Artists Copyright Claims Against AI Image Generators Advance in Court
Judge rules AI image generators like Stability AI and Midjourney may infringe copyrights "by design”
Artists taking on major AI image generator platforms have scored a significant legal victory, as a federal judge allowed their copyright infringement claims to move forward.
The ruling suggests that AI models like Stable Diffusion may infringe copyrights "by design" through their very operation.
Cartoonist Sarah Andersen, illustrator Kelly McKernan and concept artist Karla Ortiz sued Stability AI, the startup commercializing Stable Diffusion, Midjourney and DeviantArt, alleging their works had been used to train their generation models without permission.
The trio alleges that the illicit use of their works in the AI generation of new images resulted in the copying of the original works.
In the latest ruling, a Northern California District Court judge allowed the claims of copyright infringement to proceed as models like Stable Diffusion are built on works and by sheer operation, perpetuate copyright infringement.
“This is a case where plaintiffs allege that Stable Diffusion is built to a significant extent on copyrighted works and that the way the product operates necessarily invokes copies or protected elements of those works,” wrote District Judge William Orrick.
“The plausible inferences at this juncture are that Stable Diffusion by operation by end users creates copyright infringement and was created to facilitate that infringement by design … the allegations of induced infringement are sufficient.”
The ruling is significant as it provides the plaintiff with the ability to demand information on how the image generation platforms obtained training materials for their AI models as part of discovery.
Stability, along with other image generation vendors, used the LAION-5B dataset, an open source corpus of billions of images scraped from the internet to train models like Stable Diffusion.
Judge Orrick said the artists’ copyright claims could proceed as it was “undisputed” that their protected works were included in the LAION dataset.
The AI companies tried to stop the artists from getting broader access to the dataset and the images it contains.

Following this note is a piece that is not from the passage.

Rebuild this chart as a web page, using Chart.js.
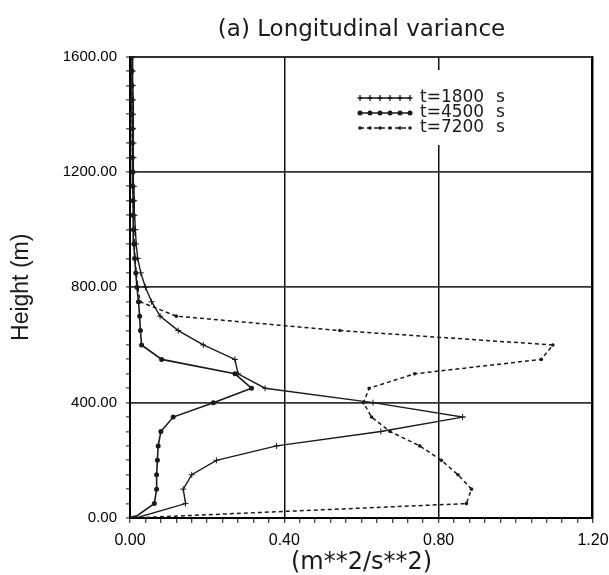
<!DOCTYPE html>
<html>
<head>
<meta charset="utf-8">
<script src="https://cdn.jsdelivr.net/npm/chart.js@4"></script>
<style>
  html, body { margin: 0; background: #fff; overflow: hidden; }
  canvas { display: block; }
</style>
</head>
<body>
<canvas id="chartVariance" width="609" height="575"></canvas>
<script>
// model levels (m)
var alturas = [0, 50, 100, 150, 200, 250, 300, 350, 400, 450, 500, 550, 600, 650, 700, 750, 800,
               850, 900, 950, 1000, 1050, 1100, 1150, 1200, 1250, 1300, 1350, 1400, 1450, 1500, 1550, 1600];

// longitudinal variance (m**2/s**2) at each level
var var1800 = [0.015, 0.144, 0.138, 0.160, 0.224, 0.380, 0.650, 0.862, 0.630, 0.350, 0.280, 0.272, 0.190,
               0.125, 0.078, 0.056, 0.040, 0.028, 0.020, 0.016, 0.014, 0.012, 0.011, 0.010, 0.010,
               0.009, 0.009, 0.008, 0.008, 0.008, 0.007, 0.007, 0.007];
var var4500 = [0.010, 0.063, 0.069, 0.069, 0.071, 0.073, 0.080, 0.112, 0.216, 0.315, 0.272, 0.082, 0.030,
               0.027, 0.025, 0.022, 0.018, 0.015, 0.012, 0.010, 0.009, 0.008, 0.008, 0.007, 0.007,
               0.006, 0.006, 0.006, 0.005, 0.005, 0.005, 0.005, 0.005];
var var7200 = [0.005, 0.872, 0.885, 0.850, 0.807, 0.751, 0.674, 0.626, 0.605, 0.620, 0.738, 1.066, 1.096,
               0.544, 0.120, 0.026, 0.020, 0.016, 0.013, 0.011, 0.010, 0.009, 0.008, 0.008, 0.007,
               0.007, 0.006, 0.006, 0.006, 0.005, 0.005, 0.005, 0.005];

var tempos = [1800, 4500, 7200];

var xMax = 1.2, xStep = 0.04, xMajor = 0.4;
var yMax = 1600, yStep = 50, yMajor = 400;

var tinta = '#1a1a1a';
var fonteTitulo = '"DejaVu Sans", sans-serif';

function pontos(valores) {
    return valores.map(function (v, i) { return { x: v, y: alturas[i] }; });
}

function ehMajor(v, passo) {
    var r = v / passo;
    return Math.abs(r - Math.round(r)) < 1e-6;
}

// right edge of the frame, then the key inside the plot (upper right) on a white patch
var legendaInterna = {
    id: 'legendaInterna',
    afterDraw: function (chart) {
        var ctx = chart.ctx;
        var a = chart.chartArea;
        var x0 = 360, x1 = 410, y0 = 98, dy = 15;
        ctx.save();
        ctx.fillStyle = '#000';
        ctx.fillRect(Math.round(a.right) - 2, Math.round(a.top) - 1, 2, Math.round(a.bottom - a.top) + 2);

        ctx.fillStyle = '#fff';
        ctx.fillRect(354, 70, 160, 75);
        chart.data.datasets.forEach(function (ds, i) {
            var y = y0 + i * dy;
            ctx.strokeStyle = tinta;
            ctx.lineWidth = 1.3;
            ctx.setLineDash(ds.borderDash || []);
            ctx.beginPath();
            ctx.moveTo(x0, y);
            ctx.lineTo(x1, y);
            ctx.stroke();
            ctx.setLineDash([]);
            var n = 6;
            for (var k = 0; k < n; k++) {
                var px = x0 + k * (x1 - x0) / (n - 1);
                if (ds.pointStyle === 'cross') {
                    ctx.beginPath();
                    ctx.moveTo(px - 2.5, y); ctx.lineTo(px + 2.5, y);
                    ctx.moveTo(px, y - 3); ctx.lineTo(px, y + 3);
                    ctx.stroke();
                } else {
                    ctx.beginPath();
                    ctx.arc(px, y, ds.pointRadius, 0, Math.PI * 2);
                    ctx.fillStyle = tinta;
                    ctx.fill();
                }
            }
            ctx.fillStyle = tinta;
            ctx.font = '17px ' + fonteTitulo;
            ctx.textBaseline = 'middle';
            ctx.textAlign = 'left';
            ctx.fillText('t=' + tempos[i], 420, y);
            ctx.fillText('s', 496, y);
        });
        ctx.restore();
    }
};

Chart.defaults.font.family = '"Liberation Sans", Arial, sans-serif';
Chart.defaults.color = tinta;

new Chart(document.getElementById('chartVariance'), {
    type: 'scatter',
    data: {
        datasets: [{
            label: 't=' + tempos[0] + ' s',
            data: pontos(var1800),
            showLine: true,
            borderColor: tinta,
            backgroundColor: tinta,
            borderWidth: 1.4,
            pointStyle: 'cross',
            pointRadius: 3,
            pointBorderWidth: 1
        }, {
            label: 't=' + tempos[1] + ' s',
            data: pontos(var4500),
            showLine: true,
            borderColor: tinta,
            backgroundColor: tinta,
            borderWidth: 1.6,
            pointStyle: 'circle',
            pointRadius: 2.5,
            pointBorderWidth: 0
        }, {
            label: 't=' + tempos[2] + ' s',
            data: pontos(var7200),
            showLine: true,
            borderColor: tinta,
            backgroundColor: tinta,
            borderWidth: 1.5,
            borderDash: [4, 3],
            pointStyle: 'circle',
            pointRadius: 1.8,
            pointBorderWidth: 0
        }]
    },
    options: {
        responsive: false,
        animation: false,
        layout: { padding: { right: 16 } },
        plugins: {
            legend: { display: false },
            tooltip: { enabled: false },
            title: {
                display: true,
                text: '(a) Longitudinal variance',
                fullSize: false,
                color: tinta,
                font: { family: fonteTitulo, size: 23, weight: 'normal' },
                padding: { top: 16, bottom: 13 }
            }
        },
        scales: {
            x: {
                type: 'linear',
                min: 0,
                max: xMax,
                afterFit: function (scale) {
                    scale.height = 57;
                    scale.paddingLeft = 0;
                    scale.paddingRight = 0;
                },
                border: { display: true, color: '#000', width: 2 },
                grid: {
                    color: function (c) {
                        return ehMajor(c.tick.value, xMajor) ? '#111' : 'rgba(0,0,0,0)';
                    },
                    lineWidth: 1.5,
                    tickColor: '#111',
                    tickWidth: 1,
                    tickLength: 5
                },
                ticks: {
                    stepSize: xStep,
                    autoSkip: false,
                    maxRotation: 0,
                    padding: 8,
                    color: '#000',
                    font: { size: 16 },
                    callback: function (v) { return ehMajor(v, xMajor) ? v.toFixed(2) : ''; }
                },
                title: {
                    display: true,
                    text: '(m**2/s**2)',
                    font: { family: fonteTitulo, size: 24, lineHeight: 1 },
                    padding: { top: 0, bottom: 0 }
                }
            },
            y: {
                type: 'linear',
                min: 0,
                max: yMax,
                afterFit: function (scale) { scale.width = 130; },
                border: { display: true, color: '#000', width: 2 },
                grid: {
                    color: function (c) {
                        return ehMajor(c.tick.value, yMajor) ? '#333' : 'rgba(0,0,0,0)';
                    },
                    lineWidth: function (c) {
                        return c.tick.value === yMax ? 2 : 1.8;
                    },
                    tickColor: '#111',
                    tickWidth: 1,
                    tickLength: 4
                },
                ticks: {
                    stepSize: yStep,
                    autoSkip: false,
                    padding: 9,
                    color: '#000',
                    font: { size: 15 },
                    callback: function (v) { return ehMajor(v, yMajor) ? v.toFixed(2) : ''; }
                },
                title: {
                    display: true,
                    text: 'Height (m)',
                    font: { size: 23, lineHeight: 1 },
                    padding: { top: 10, bottom: 0 }
                }
            }
        }
    },
    plugins: [legendaInterna]
});
</script>
</body>
</html>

They argued that the artists needed to specify which individual images they thought were included in LAION.
However, the judge supported the artists and ruled that their claims were believable enough to show that their work was indeed part of the dataset.
“Given the unique facts of this case, including the size of the LAION datasets and the nature of defendants’ products… that level of detail is not required for plaintiffs to state their claims.
The case has been ongoing since January 2023, with the district court handing the image-generation platforms a partial win last December by ruling that two of the plaintiffs could not bring infringement claims as they failed to register their works with the U.S. Copyright Office. However, the court did allow the artists to file an amended complaint.
There were some wins in the latest ruling for the AI startups, however, as the judge dismissed claims that they violated the Digital Millennium Copyright Act (DMCA) by allegedly removing information identifying owners of the disputed works.
Also dismissed were the artist’s claims that the AI companies unjustly enriched themselves through the use of their works - meaning the case now solely boils down to copyright infringement claims. However, the artists were given another attempt to amend their claims of unjust enrichment.
The case is one of a growing number brought by artists against generative AI platforms.
The lawyers representing the artists in this case have filed a class action lawsuit against Google, citing similar claims of infringement. They argue that Google's Imagen models were trained on a smaller version of the LAION dataset, LAION-400M, which includes their works. As a result, the models allegedly generate copies of their work.